A few years ago, propelled by the marketing savvy of one of the originators of the Ultimate Fighting Championship, XARM made a brief PR splash in the sports world. Though hailed by ESPN as “a sport for a new digital age," the arm-wrestling/MMA hybrid was written off by most as a gimmick, a blatant attempt to supplant the UFC as the next big, extreme thing. Did arm wrestling really warrant a platform beyond junior high school cafeterias and Over The Top reruns?
The brainchild of a few Seattle sports executives, XARM (pronounced “ex-arm,” not “zarm” or “kzarm”) was conceived over (a presumably alcohol-enhanced) lunch as an attempt to modernize arm wrestling for an MMA-accustomed world. Competitiors would be tied together with a strap and then allowed to punch, kick, elbow, or knee their opponents in an attempt to either knock them out or pin their hand. After toying with names such as WTF (seriously: World Tethered Fighting) and shooting an early promo with Danny Bonaduce, the execs settled on XARM and hooked up with Art Davie, a former advertising executive as well as the UFC’s original booker, matchmaker, and commissioner. Davie provided some MMA street cred as well as desperately needed marketing and promotional know-how.
One of Davie’s first moves was to organize a "boot camp," in which a mix of MMA fighters, arm wrestlers, and boxers could take XARM for a test drive. A key takeaway from these sessions was that the sport was too intense for five or even three-minute rounds. Thus the XARM tagline--"The Roughest Three Minutes In SportsTM"--was born.
While many assumed XARM would soon join the ranks of bankrupt, one-off, midlevel MMA promotions, the promotion has doubled down on its product, investing in two strategic marketing partnerships over the past year and a half. The first was with Endemol, who built the surprisingly enjoyable (and free) XARM F.U. video game, which “combines hardcore arm wrestling, kickboxing and jiu-jitsu to create the first hybrid MMA sports game blending both twitch elements and fighter management.” While it might sound presumptuous to create a video game for a sport no one knows about, XARM obviously knows their target demographic--young males who enjoy violence and sitting on couches.
XARM also claims that the confined quarters of its combat zone make the sport a natural fit for the small screen era. This line of thinking led them to partner with the YouTube behemoth Machinima, Inc., whose gaming-oriented video content has amassed more than 2.2 billion views. In additional to massive exposure, Machinima has provided amped-up production, complete with screeching bro-step soundtracks and hazy Instagram-filter inspired shots.

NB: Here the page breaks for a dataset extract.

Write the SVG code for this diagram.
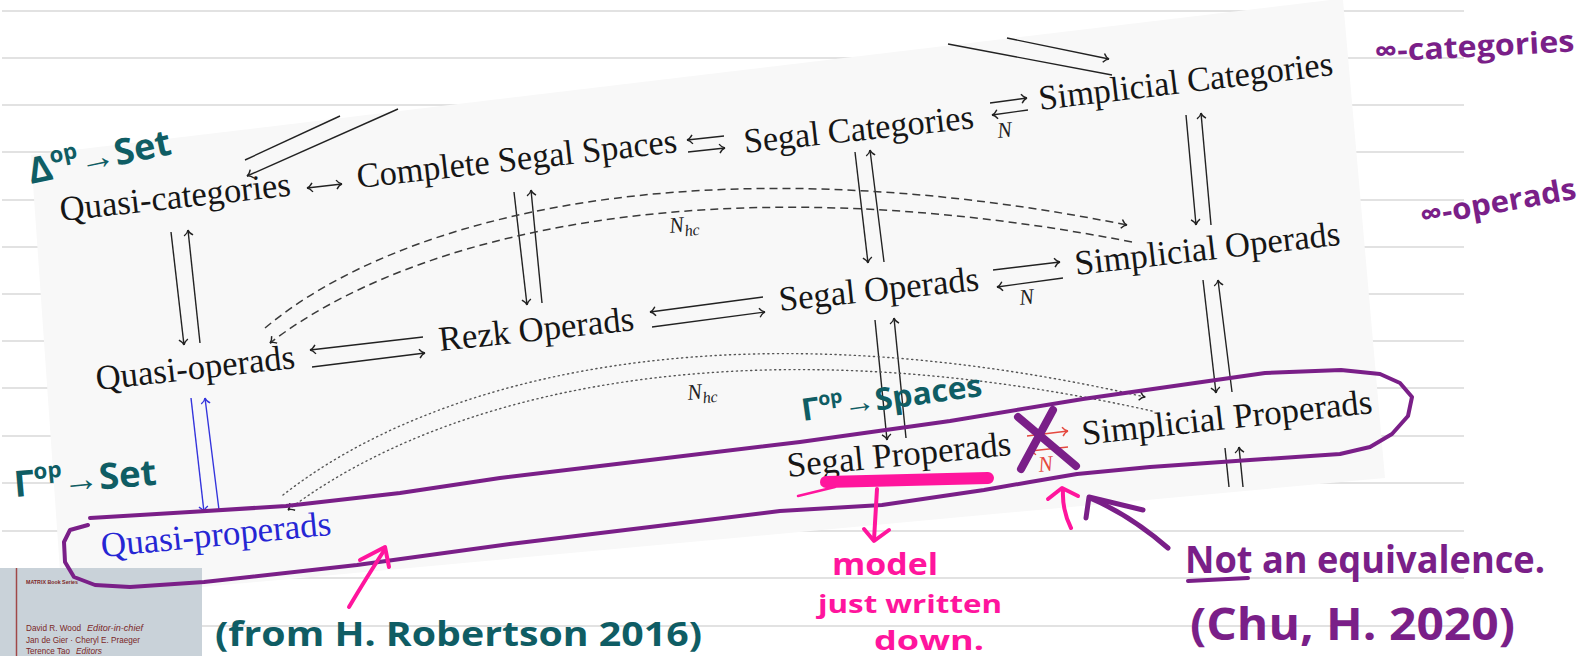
<svg xmlns="http://www.w3.org/2000/svg" width="1581" height="656" viewBox="0 0 1581 656">
<defs>
<style>
.rule{stroke:#d8d8d8;stroke-width:1.6}
.node{font-family:"Liberation Serif","DejaVu Serif",serif;font-size:35px;fill:#161616}
.lbl{font-family:"Liberation Serif","DejaVu Serif",serif;font-style:italic;font-size:22px;fill:#222}
.ln{fill:none;stroke:#222;stroke-width:1.4}
.dash{stroke:#3a3a3a;stroke-width:1.5;stroke-dasharray:8 5}
.dot{stroke:#555;stroke-width:1.4;stroke-dasharray:1.2 3.6;stroke-linecap:round}
.blue{stroke:#3434dc}
.red{stroke:#e5483f}
.hk{marker-end:url(#hk)}
.hb{marker-end:url(#hb)}
.hr{marker-end:url(#hr)}
.hw{font-family:"Open Sans","Liberation Sans",sans-serif;font-weight:700}
.teal{fill:#0f5d64}
.purple{fill:#7a1f88}
.pink{fill:#ff159d}
.ps{fill:none;stroke:#7a1f88;stroke-linecap:round;stroke-linejoin:round}
.ks{fill:none;stroke:#ff159d;stroke-linecap:round;stroke-linejoin:round}
.cover{font-family:"Liberation Sans",sans-serif;fill:#7b2727}
</style>
<marker id="hk" viewBox="-6 -5 7 10" refX="0" refY="0" markerWidth="7" markerHeight="10" markerUnits="userSpaceOnUse" orient="auto-start-reverse" overflow="visible">
<path d="M-5.5,-4.5 C-3.5,-1.5 -1.5,-0.3 0,0 C-1.5,0.3 -3.5,1.5 -5.5,4.5" fill="none" stroke="#222" stroke-width="1.4"/>
</marker>
<marker id="hb" viewBox="-6 -5 7 10" refX="0" refY="0" markerWidth="7" markerHeight="10" markerUnits="userSpaceOnUse" orient="auto-start-reverse" overflow="visible">
<path d="M-5.5,-4.5 C-3.5,-1.5 -1.5,-0.3 0,0 C-1.5,0.3 -3.5,1.5 -5.5,4.5" fill="none" stroke="#3434dc" stroke-width="1.4"/>
</marker>
<marker id="hr" viewBox="-6 -5 7 10" refX="0" refY="0" markerWidth="7" markerHeight="10" markerUnits="userSpaceOnUse" orient="auto-start-reverse" overflow="visible">
<path d="M-5.5,-4.5 C-3.5,-1.5 -1.5,-0.3 0,0 C-1.5,0.3 -3.5,1.5 -5.5,4.5" fill="none" stroke="#e5483f" stroke-width="1.4"/>
</marker>
</defs>

<!-- ruled notebook page -->
<rect width="1581" height="656" fill="#ffffff"/>
<g id="rules">
<line class="rule" x1="2" y1="11" x2="1464" y2="11"/>
<line class="rule" x1="2" y1="58" x2="1464" y2="58"/>
<line class="rule" x1="2" y1="105" x2="1464" y2="105"/>
<line class="rule" x1="2" y1="152" x2="1464" y2="152"/>
<line class="rule" x1="2" y1="200" x2="1464" y2="200"/>
<line class="rule" x1="2" y1="247" x2="1464" y2="247"/>
<line class="rule" x1="2" y1="294" x2="1464" y2="294"/>
<line class="rule" x1="2" y1="341" x2="1464" y2="341"/>
<line class="rule" x1="2" y1="388" x2="1464" y2="388"/>
<line class="rule" x1="2" y1="436" x2="1464" y2="436"/>
<line class="rule" x1="2" y1="483" x2="1464" y2="483"/>
<line class="rule" x1="2" y1="531" x2="1464" y2="531"/>
<line class="rule" x1="2" y1="578" x2="1464" y2="578"/>
<line class="rule" x1="2" y1="626" x2="1464" y2="626"/>
</g>

<!-- pasted diagram sheet -->
<polygon id="sheet" points="31,155 1330,0 1343,0 1385,478 62,600" fill="#f8f8f8"/>

<!-- connectors -->
<g id="connectors">
<!-- long pair over the top row -->
<path class="ln" d="M245,160 L340,116"/>
<path class="ln hk" d="M398,109 L247,176"/>
<path class="ln hk" d="M1007,38 L1109,59"/>
<path class="ln" d="M948,44 L1112,75"/>
<!-- top row -->
<path class="ln hk" d="M307,188 L342,184" marker-start="url(#hk)"/>
<path class="ln hk" d="M724,136 L687,140"/>
<path class="ln hk" d="M688,152 L725,148"/>
<path class="ln hk" d="M990,103 L1027,98"/>
<path class="ln hk" d="M1028,110 L992,115"/>
<!-- verticals top to middle -->
<path class="ln hk" d="M171,232 L184,345"/>
<path class="ln hk" d="M200,343 L188,230"/>
<path class="ln hk" d="M514,192 L527,305"/>
<path class="ln hk" d="M542,303 L531,190"/>
<path class="ln hk" d="M855,152 L868,263"/>
<path class="ln hk" d="M884,262 L870,150"/>
<path class="ln hk" d="M1186,115 L1196,225"/>
<path class="ln hk" d="M1211,225 L1201,113"/>
<!-- middle row -->
<path class="ln hk" d="M423,337 L310,350"/>
<path class="ln hk" d="M312,367 L425,353"/>
<path class="ln hk" d="M763,297 L650,312"/>
<path class="ln hk" d="M652,327 L765,312"/>
<path class="ln hk" d="M993,270 L1060,262"/>
<path class="ln hk" d="M1063,278 L997,287"/>
<!-- dashed nerve arcs -->
<path class="ln dash hk" d="M265,328 C400,215 700,140 1127,225"/>
<path class="ln dash hk" d="M1132,242 C710,160 410,235 270,343"/>
<!-- verticals middle to bottom -->
<path class="ln hk" d="M875,320 L887,440"/>
<path class="ln hk" d="M906,438 L894,318"/>
<path class="ln hk" d="M1203,280 L1216,393"/>
<path class="ln hk" d="M1232,392 L1218,280"/>
<path class="ln" d="M1225,448 L1229,487"/>
<path class="ln hk" d="M1243,487 L1239,447"/>
<path class="ln blue hb" d="M191,398 L204,512"/>
<path class="ln blue hb" d="M219,510 L205,398"/>
<!-- dotted nerve arcs -->
<path class="ln dot hk" d="M283,495 C430,380 720,300 1145,397"/>
<path class="ln dot hk" d="M1152,411 C735,318 440,395 288,510"/>
<!-- bottom row -->
<path class="ln red hr" d="M1027,436 L1068,431"/>
<path class="ln red hr" d="M1068,447 L1030,451"/>
</g>

<!-- arrow labels -->
<g id="labels">
<text class="lbl" x="998" y="138" transform="rotate(-6.3 998 138)">N</text>
<text class="lbl" x="1020" y="305" transform="rotate(-6.3 1020 305)">N</text>
<text class="lbl" x="670" y="233" transform="rotate(-6.3 670 233)">N<tspan font-size="16" dy="5">hc</tspan></text>
<text class="lbl" x="688" y="400" transform="rotate(-6.3 688 400)">N<tspan font-size="16" dy="5">hc</tspan></text>
<text class="lbl" x="1039" y="472" style="fill:#e5483f" transform="rotate(-6.3 1039 472)">N</text>
</g>

<!-- nodes -->
<g id="quasi-categories"><text class="node" x="61" y="221" transform="rotate(-6.3 61 221)" textLength="232" lengthAdjust="spacingAndGlyphs">Quasi-categories</text></g>
<g id="complete-segal-spaces"><text class="node" x="358" y="188" transform="rotate(-6.4 358 188)" textLength="322" lengthAdjust="spacingAndGlyphs">Complete Segal Spaces</text></g>
<g id="segal-categories"><text class="node" x="745" y="153" transform="rotate(-6.2 745 153)" textLength="231" lengthAdjust="spacingAndGlyphs">Segal Categories</text></g>
<g id="simplicial-categories"><text class="node" x="1040" y="110" transform="rotate(-6.8 1040 110)" textLength="296" lengthAdjust="spacingAndGlyphs">Simplicial Categories</text></g>
<g id="quasi-operads"><text class="node" x="97" y="390" transform="rotate(-6.3 97 390)" textLength="200" lengthAdjust="spacingAndGlyphs">Quasi-operads</text></g>
<g id="rezk-operads"><text class="node" x="440" y="351" transform="rotate(-6.1 440 351)" textLength="196" lengthAdjust="spacingAndGlyphs">Rezk Operads</text></g>
<g id="segal-operads"><text class="node" x="780" y="311" transform="rotate(-6 780 311)" textLength="201" lengthAdjust="spacingAndGlyphs">Segal Operads</text></g>
<g id="simplicial-operads"><text class="node" x="1076" y="275" transform="rotate(-6.5 1076 275)" textLength="267" lengthAdjust="spacingAndGlyphs">Simplicial Operads</text></g>
<g id="simplicial-properads"><text class="node" x="1083" y="445" transform="rotate(-6.3 1083 445)" textLength="292" lengthAdjust="spacingAndGlyphs">Simplicial Properads</text></g>
<g id="segal-properads"><text class="node" x="788" y="477" transform="rotate(-5.6 788 477)" textLength="225" lengthAdjust="spacingAndGlyphs">Segal Properads</text></g>
<g id="quasi-properads"><text class="node" x="102" y="557" transform="rotate(-5.5 102 557)" textLength="231" lengthAdjust="spacingAndGlyphs" style="fill:#2626d4">Quasi-properads</text></g>

<!-- book cover corner -->
<g id="book-cover">
<rect x="0" y="568" width="202" height="88" fill="#c9d2d9"/>
<line x1="16.5" y1="568" x2="16.5" y2="656" stroke="#a04848" stroke-width="1.5"/>
<text class="cover" x="26" y="584" font-size="6" font-weight="700" textLength="52" lengthAdjust="spacingAndGlyphs">MATRIX Book Series</text>
<text class="cover" x="26" y="631" font-size="9" textLength="55" lengthAdjust="spacingAndGlyphs">David R. Wood</text>
<text class="cover" x="87" y="631" font-size="9" font-style="italic" textLength="56" lengthAdjust="spacingAndGlyphs">Editor-in-chief</text>
<text class="cover" x="26" y="643" font-size="9" textLength="114" lengthAdjust="spacingAndGlyphs">Jan de Gier · Cheryl E. Praeger</text>
<text class="cover" x="26" y="654" font-size="9" textLength="44" lengthAdjust="spacingAndGlyphs">Terence Tao</text>
<text class="cover" x="76" y="654" font-size="9" font-style="italic" textLength="26" lengthAdjust="spacingAndGlyphs">Editors</text>
</g>

<!-- handwritten notes -->
<g id="note-delta-set"><text class="hw teal" x="31" y="184" font-size="36" transform="rotate(-12 31 184)" textLength="145" lengthAdjust="spacingAndGlyphs">Δ<tspan font-size="22" dy="-16">op</tspan><tspan dy="16">→Set</tspan></text></g>
<g id="note-gamma-set"><text class="hw teal" x="15" y="497" font-size="36" transform="rotate(-5 15 497)" textLength="143" lengthAdjust="spacingAndGlyphs">Γ<tspan font-size="22" dy="-16">op</tspan><tspan dy="16">→Set</tspan></text></g>
<g id="note-gamma-spaces"><text class="hw teal" x="803" y="421" font-size="31" transform="rotate(-8 803 421)" textLength="182" lengthAdjust="spacingAndGlyphs">Γ<tspan font-size="19" dy="-13">op</tspan><tspan dy="13">→Spaces</tspan></text></g>
<g id="note-source"><text class="hw teal" x="215" y="646" font-size="34" textLength="487" lengthAdjust="spacingAndGlyphs">(from H. Robertson 2016)</text></g>

<g id="note-infinity-categories"><text class="hw purple" x="1375" y="62" font-size="30" transform="rotate(-3 1375 62)" textLength="200" lengthAdjust="spacingAndGlyphs">∞-categories</text></g>
<g id="note-infinity-operads"><text class="hw purple" x="1422" y="226" font-size="30" transform="rotate(-10 1422 226)" textLength="158" lengthAdjust="spacingAndGlyphs">∞-operads</text></g>

<g id="properad-loop">
<path class="ps" stroke-width="4" d="M90,518 L190,512 L286,506 L400,493 L500,478 L650,460 L800,442 L950,421 L1083,399 L1188,384 L1265,373 L1341,370 L1380,374 L1400,383 L1412,397 L1408,416 L1392,434 L1370,447 L1340,454 L1250,460 L1150,467 L1077,474 L1030,482 L984,490 L882,505 L780,511 L650,527 L510,544 L357,565 L204,582 L130,587 L95,585 L74,577 L65,562 L64,542 L70,530 L88,525"/>
</g>

<g id="cross-out">
<path class="ps" stroke-width="8" d="M1018,417 L1076,466"/>
<path class="ps" stroke-width="8" d="M1053,410 L1021,469"/>
</g>

<g id="note-not-equivalence">
<path class="ps" stroke-width="5" d="M1168,548 Q1130,515 1090,498"/>
<path class="ps" stroke-width="5" d="M1143,510 L1089,497 L1086,518"/>
<text class="hw purple" x="1185" y="573" font-size="38" textLength="360" lengthAdjust="spacingAndGlyphs">Not an equivalence.</text>
<path class="ps" stroke-width="4" d="M1188,581 L1248,578"/>
<text class="hw purple" x="1190" y="640" font-size="44" textLength="325" lengthAdjust="spacingAndGlyphs">(Chu, H. 2020)</text>
</g>

<g id="note-model">
<path class="ks" stroke-width="12" d="M826,482 L988,478"/>
<path class="ks" stroke-width="2.5" d="M798,496 L835,487"/>
<path class="ks" stroke-width="4" d="M877,489 L874,540"/>
<path class="ks" stroke-width="4" d="M864,529 L874,541 L889,530"/>
<text class="hw pink" x="832" y="575" font-size="31" textLength="106" lengthAdjust="spacingAndGlyphs">model</text>
<text class="hw pink" x="818" y="613" font-size="25" textLength="184" lengthAdjust="spacingAndGlyphs">just written</text>
<text class="hw pink" x="874" y="650" font-size="27" textLength="110" lengthAdjust="spacingAndGlyphs">down.</text>
<path class="ks" stroke-width="4" d="M1071,528 Q1062,510 1063,490"/>
<path class="ks" stroke-width="4" d="M1048,499 L1062,488 L1078,496"/>
<path class="ks" stroke-width="4" d="M349,607 Q365,580 385,549"/>
<path class="ks" stroke-width="4" d="M360,560 L385,547 L389,567"/>
</g>
</svg>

The XARM fighters themselves are an endearing lot. They do their best to hype and sell the fights via UFC-inspired confessional shots, but mostly they come off as a hodgepodge of third-rate MMA aspirants, UFC washouts, and street fighters. “I don’t do a whole lot of running,” brags Tater Williams, a fighter whose strategy before fights is to gain weight. "I think cardio is for women."
Of course whenever two combatants are harnessed together, there is always a chance that someone could get knocked out right now, but there is little in the way of technique in XARM fights, as footwork, a hallmark of every standup fighting style, is rendered moot. When there’s no distance, there’s no distance to close. So instead, we’re treated to a succession of wild hooks, deep leans, and dramatic head-fakes--the kind of thing that’s entertaining but offers little room for the development of individual fighting styles. In fact, the only technique native to XARM appears to be a duck-and-arm-pin-combo, which comes off less as arm wrestling than the squashing of an opponent’s hand to the table while cowering in a defensive posture. The move feels like just the sort of "boring" fighting XARM sought to position itself against and a problem no amount of glossy post-production or savvy marketing can fix.